SSH access gateway for many servers

Managing multiple servers, in excess of 90 currently with 3 devops via Ansible. All is working great, however there is a giant security problem right now. Each devop is using their own local ssh key to gain access directly to the servers. Each devop uses a laptop, and each laptop potentially could be be compromised thus opening the entire network of prod servers up to an attack.

I am looking for a solution to centrally manage access, and thus block access for any given key. Not dissimilar to how keys are added to bitbucket or github.

Off the top of my head I would assume the solution would be a tunnel from one machine, the gateway, to the desired prod server... while passing the gateway the request would pick up a new key and use to gain access to the prod server. The result would be we can quickly and efficiently kill access for any devop within seconds by just denying access to the gateway.

enter image description here

Is this good logic? Has anyone seen a solution out there already to thwart this problem?


Solution 1:

That's too complicated (checking if a key has access to a specific prod server). Use the gateway server as jump host that accepts every valid key (but can easily remove access for a specific key which removes access to all servers in turn) and then add only the allowed keys to each respective server. After that, make sure you can reach the SSH port of every server only via the jump host.

This is the standard approach.

Solution 2:

Engineers should not be running ansible directly from their laptop, unless this is a dev/test environment.

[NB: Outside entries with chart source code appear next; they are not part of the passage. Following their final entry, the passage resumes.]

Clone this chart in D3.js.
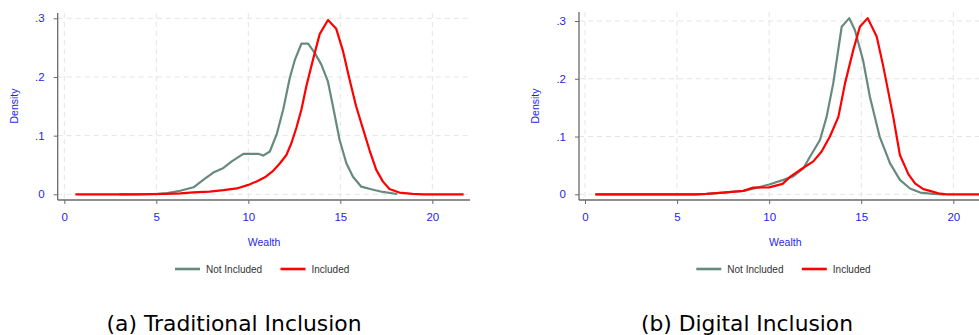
<!DOCTYPE html>
<html>
<head>
<meta charset="utf-8">
<script src="https://cdn.jsdelivr.net/npm/d3@7"></script>
<style>
  html, body { margin: 0; padding: 0; background: #fff; overflow: hidden; }
  svg { display: block; }
</style>
</head>
<body>
<svg id="chart" width="979" height="335"></svg>
<script>
// ---- Data ----
const xTicks = [0, 5, 10, 15, 20];
const yTicks = [0, 0.1, 0.2, 0.3];
const yTickLabels = ["0", ".1", ".2", ".3"];
const seriesNames = ["Not Included", "Included"];
const captions = ["(a) Traditional Inclusion", "(b) Digital Inclusion"];

// Panel (a): Traditional Inclusion — [wealth, density]
const tradNotIncluded = [
  [3.0, 0], [5.0, 0.0005], [5.6, 0.002], [6.3, 0.006], [7.02, 0.012], [7.66, 0.027], [8.1, 0.037],
  [8.65, 0.045], [9.1, 0.056], [9.73, 0.069], [10.54, 0.069], [10.81, 0.066], [11.17, 0.073],
  [11.54, 0.102], [11.9, 0.145], [12.26, 0.199], [12.53, 0.229], [12.89, 0.257], [13.25, 0.257],
  [13.61, 0.241], [13.97, 0.221], [14.33, 0.192], [14.6, 0.150], [14.96, 0.093], [15.33, 0.053],
  [15.69, 0.030], [16.14, 0.013], [16.68, 0.0086], [17.31, 0.004], [18.1, 0.0005]
];
const tradIncluded = [
  [0.6, 0], [4.0, 0], [5.5, 0.0008], [6.3, 0.0015], [7.02, 0.0032], [7.9, 0.0046], [8.65, 0.007],
  [9.37, 0.010], [10.0, 0.016], [10.45, 0.022], [10.9, 0.029], [11.35, 0.040], [11.7, 0.052],
  [12.07, 0.067], [12.34, 0.087], [12.61, 0.113], [12.89, 0.145], [13.16, 0.185], [13.52, 0.230],
  [13.88, 0.273], [14.33, 0.297], [14.78, 0.282], [15.14, 0.245], [15.5, 0.196], [15.86, 0.150],
  [16.23, 0.112], [16.59, 0.075], [16.95, 0.042], [17.31, 0.022], [17.67, 0.009], [18.21, 0.003],
  [18.93, 0.0006], [19.5, 0], [21.7, 0]
];

// Panel (b): Digital Inclusion — [wealth, density]
const digNotIncluded = [
  [0.6, 0], [6.0, 0], [6.6, 0.0008], [7.5, 0.003], [8.6, 0.006], [9.3, 0.011], [10.0, 0.017],
  [10.77, 0.025], [11.3, 0.031], [11.86, 0.045], [12.2, 0.064], [12.76, 0.094], [13.12, 0.134],
  [13.48, 0.192], [13.94, 0.290], [14.35, 0.305], [14.66, 0.284], [15.1, 0.232], [15.47, 0.169],
  [16.0, 0.100], [16.56, 0.054], [17.1, 0.025], [17.65, 0.010], [18.2, 0.003], [18.9, 0.0006],
  [19.5, 0]
];
const digIncluded = [
  [0.55, 0], [6.0, 0], [6.6, 0.0008], [7.5, 0.003], [8.6, 0.006], [9.14, 0.0115], [10.0, 0.012],
  [10.73, 0.018], [11.13, 0.030], [11.67, 0.042], [12.4, 0.057], [12.85, 0.074], [13.3, 0.100],
  [13.76, 0.134], [14.12, 0.192], [14.57, 0.250], [14.93, 0.290], [15.35, 0.305], [15.84, 0.273],
  [16.2, 0.221], [16.74, 0.134], [17.1, 0.068], [17.56, 0.035], [17.92, 0.019], [18.37, 0.009],
  [18.73, 0.006], [19.19, 0.0017], [19.64, 0], [21.9, 0]
];

// ---- Styling ----
const BLUE = "#1f1fe6";
const GRAY_LINE = "#688a7e";
const RED = "#ff0000";
const colors = [GRAY_LINE, RED];

const svg = d3.select("#chart");

const panels = [
  { series: [tradNotIncluded, tradIncluded], caption: captions[0],
    axisX: 57.7, x0: 64.3, x20: 432.3, right: 470, y0: 194.3, y3: 18.3, top: 13,
    captionX: 234, captionW: 255 },
  { series: [digNotIncluded, digIncluded], caption: captions[1],
    axisX: 579, x0: 585, x20: 953.3, right: 991, y0: 194.3, y3: 21, top: 12,
    captionX: 747, captionW: 212 }
];

panels.forEach(p => {
  const g = svg.append("g");
  const x = d3.scaleLinear().domain([0, 20]).range([p.x0, p.x20]);
  const y = d3.scaleLinear().domain([0, 0.3]).range([p.y0, p.y3]);
  const axisY = 200;

  // grid
  const grid = g.append("g").attr("stroke", "#e4e4e4").attr("stroke-width", 1)
    .attr("stroke-dasharray", "5,4");
  grid.selectAll("line.v").data(xTicks).join("line")
    .attr("x1", d => x(d)).attr("x2", d => x(d))
    .attr("y1", p.top).attr("y2", axisY);
  grid.selectAll("line.h").data(yTicks).join("line")
    .attr("x1", p.axisX).attr("x2", p.right)
    .attr("y1", d => y(d)).attr("y2", d => y(d));

  // y axis
  const yAxis = d3.axisLeft(y).tickValues(yTicks)
    .tickFormat((d, i) => yTickLabels[i]).tickSize(4).tickPadding(9);
  const ya = g.append("g").attr("transform", `translate(${p.axisX},0)`).call(yAxis);
  ya.select(".domain").remove();
  ya.append("line").attr("x1", 0).attr("x2", 0).attr("y1", p.top).attr("y2", axisY)
    .attr("stroke", "#6a6a6a").attr("stroke-width", 1.3);
  ya.selectAll(".tick line").attr("stroke", "#6a6a6a");
  ya.selectAll(".tick text").attr("fill", BLUE)
    .style("font-family", "'Liberation Sans', Arial, sans-serif").style("font-size", "11.5px");

  // x axis
  const xAxis = d3.axisBottom(x).tickValues(xTicks).tickSize(4).tickPadding(9);
  const xa = g.append("g").attr("transform", `translate(0,${axisY})`).call(xAxis);
  xa.select(".domain").remove();
  xa.append("line").attr("x1", p.axisX).attr("x2", p.right).attr("y1", 0).attr("y2", 0)
    .attr("stroke", "#6a6a6a").attr("stroke-width", 1.3);
  xa.selectAll(".tick line").attr("stroke", "#6a6a6a");
  xa.selectAll(".tick text").attr("fill", BLUE)
    .style("font-family", "'Liberation Sans', Arial, sans-serif").style("font-size", "11.5px");

  // axis titles
  g.append("text").attr("transform", `translate(${p.axisX - 44},106) rotate(-90)`)
    .attr("text-anchor", "middle").attr("dominant-baseline", "central")
    .attr("fill", BLUE).style("font-family", "'Liberation Sans', Arial, sans-serif")
    .style("font-size", "10.5px").text("Density");
  g.append("text").attr("x", p.axisX + (264 - 57.7))
    .attr("y", 241.5).attr("text-anchor", "middle").attr("dominant-baseline", "central")
    .attr("fill", BLUE).style("font-family", "'Liberation Sans', Arial, sans-serif")
    .style("font-size", "10.5px").text("Wealth");

  // lines
  const line = d3.line().x(d => x(d[0])).y(d => y(d[1]));
  p.series.forEach((s, i) => {
    g.append("path").datum(s).attr("d", line).attr("fill", "none")
      .attr("stroke", colors[i]).attr("stroke-width", 2.2)
      .attr("stroke-linejoin", "round");
  });

  // legend
  const lx = p.axisX + (175 - 57.7);
  const leg = g.append("g").attr("transform", `translate(${lx},269)`);
  const legX = [0, 105.5];
  seriesNames.forEach((n, i) => {
    leg.append("line").attr("x1", legX[i]).attr("x2", legX[i] + 25).attr("y1", 0).attr("y2", 0)
      .attr("stroke", colors[i]).attr("stroke-width", 2.6);
    leg.append("text").attr("x", legX[i] + 31).attr("y", 0).attr("dominant-baseline", "central")
      .attr("fill", "#333").style("font-family", "'Liberation Sans', Arial, sans-serif")
      .style("font-size", "10px").text(n);
  });

  // caption
  svg.append("text").attr("x", p.captionX - p.captionW / 2).attr("y", 330.5)
    .attr("textLength", p.captionW).attr("lengthAdjust", "spacingAndGlyphs")
    .attr("fill", "#000")
    .style("font-family", "'DejaVu Sans', sans-serif").style("font-weight", "normal")
    .style("font-size", "21.5px").text(p.caption);
});
</script>
</body>
</html>
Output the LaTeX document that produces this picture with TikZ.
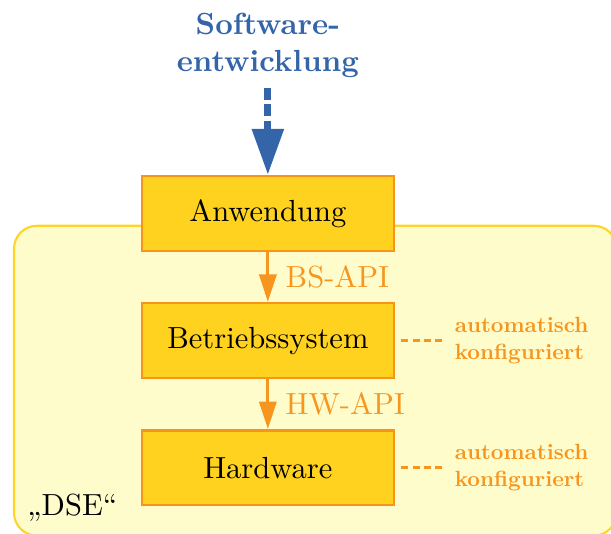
\documentclass[tikz,border=0pt]{standalone}
\usepackage{fontspec}
\usepackage{tikz}
\usetikzlibrary{arrows.meta,positioning}
\newfontfamily\notefont{lmroman10-bold.otf}

\definecolor{boxfill}{RGB}{255,210,32}
\definecolor{boxline}{RGB}{247,148,29}
\definecolor{framefill}{RGB}{255,252,204}
\definecolor{frameline}{RGB}{255,212,40}
\definecolor{devblue}{RGB}{52,101,168}
\definecolor{apiorange}{RGB}{247,150,30}

\begin{document}
\begin{tikzpicture}[x=1cm,y=1cm,every node/.style={font=\normalsize},
 layer/.style={draw=boxline,fill=boxfill,line width=0.8pt,minimum width=2.9cm,minimum height=0.86cm,inner sep=0pt},
 apiarrow/.style={draw=apiorange,line width=1pt,-{Triangle[length=9pt,width=5.6pt]}},
 note/.style={text=apiorange,font=\notefont\fontsize{7.2}{8.7}\selectfont,align=left},
 noteline/.style={draw=apiorange,line width=1pt,dash pattern=on 2.3pt off 1.4pt}]
 \useasboundingbox (0,0) rectangle (7.03,6.14);
 % DSE frame behind the layers
 \draw[fill=framefill,draw=frameline,line width=0.7pt,rounded corners=7.5pt] (0.161,-0.023) rectangle (7.096,3.542);
 \node[anchor=base west] (dse) at (0.19,0.207) {„DSE“};
 % layers
 \node[layer] (app) at (3.082,3.685) {Anwendung};
 \node[layer,below=0.575cm of app] (os) {Betriebssystem};
 \node[layer,below=0.575cm of os] (hw) {Hardware};
 \draw[apiarrow] (app) -- node[right=2pt,text=apiorange] (bsapi) {BS-API} (os);
 \draw[apiarrow] (os) -- node[right=2pt,text=apiorange] (hwapi) {HW-API} (hw);
 % software development from above
 \node[text=devblue,font=\bfseries,align=center] (dev) at (3.082,5.62) {Software-\\entwicklung};
 \coordinate (devend) at (3.082,5.13);
 \draw[devblue,line width=2.3pt,dash pattern=on 4pt off 1.4pt,-{Triangle[length=15pt,width=10pt]}] (devend) -- (app.north);
 % notes
 \node[note,right=16pt of os] (osnote) {automatisch\\konfiguriert};
 \node[note,right=16pt of hw] (hwnote) {automatisch\\konfiguriert};
 \draw[noteline] ([xshift=2pt]os.east) -- ([xshift=-0.8pt]osnote.west);
 \draw[noteline] ([xshift=2pt]hw.east) -- ([xshift=-0.8pt]hwnote.west);
\end{tikzpicture}
\end{document}
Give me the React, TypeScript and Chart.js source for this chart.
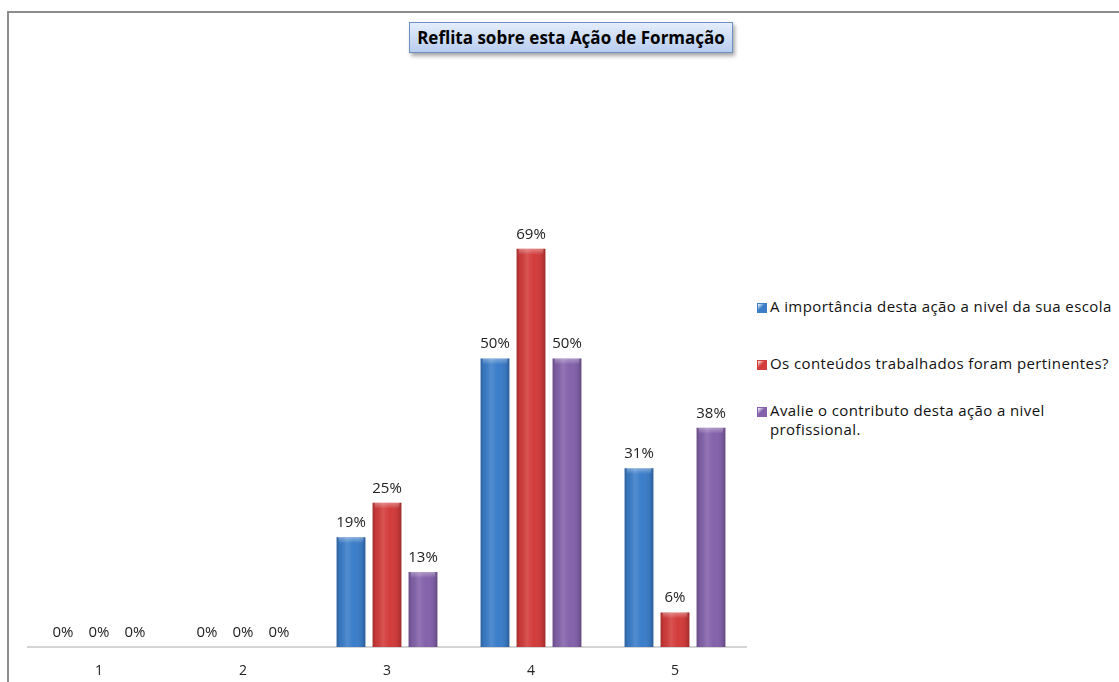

Instead, have a central server that pulls the runbooks from git. This allows for additional controls (four eyes, code review).

Combine this with a bastion or jump-host to restrict access further.

Solution 3:

Netflix implemented your setup and released some free software to help that situation.

See this video https://www.oreilly.com/learning/how-netflix-gives-all-its-engineers-ssh-access or this presentation at https://speakerdeck.com/rlewis/how-netflix-gives-all-its-engineers-ssh-access-to-instances-running-in-production with the core point:

We’ll review our SSH bastion architecture, which at its core uses SSO to authenticate engineers, and then issues per user credentials with short lived certificates for SSH authentication of the bastion to an instance. These short lived credentials reduce the risk associated them being lost. We’ll cover how this approach allows us to audit and automatically alert after the fact, instead of slowing down engineers before granting access.

Their software is available here: https://github.com/Netflix/bless

Some interesting take aways even if you do not implement their whole solution:

  • they use SSH certificates instead of just keys; you can put far more meta-data in the certificate, hence enabling a lot of constraints per requirements and also allowing simpler audits
  • using very short term (like 5 minutes) certificates validity (the SSH sessions stay open even after the certificate expires)
  • using 2FA to also make scripting difficult and force developers to find other solutions
  • a specific submodule, outside of their infrastructure and properly secured through the security mechanisms offered by the cloud where it runs, handles generating certificates dynamically so that each developer can access any host

Solution 4:

OneIdentity (ex-Balabit) SPS is the exact thing you need in this scenario. With this appliance you can manage the user identities on basically any machines, track user behavior, monitor and alert, and index whatever the users doing for later reviews.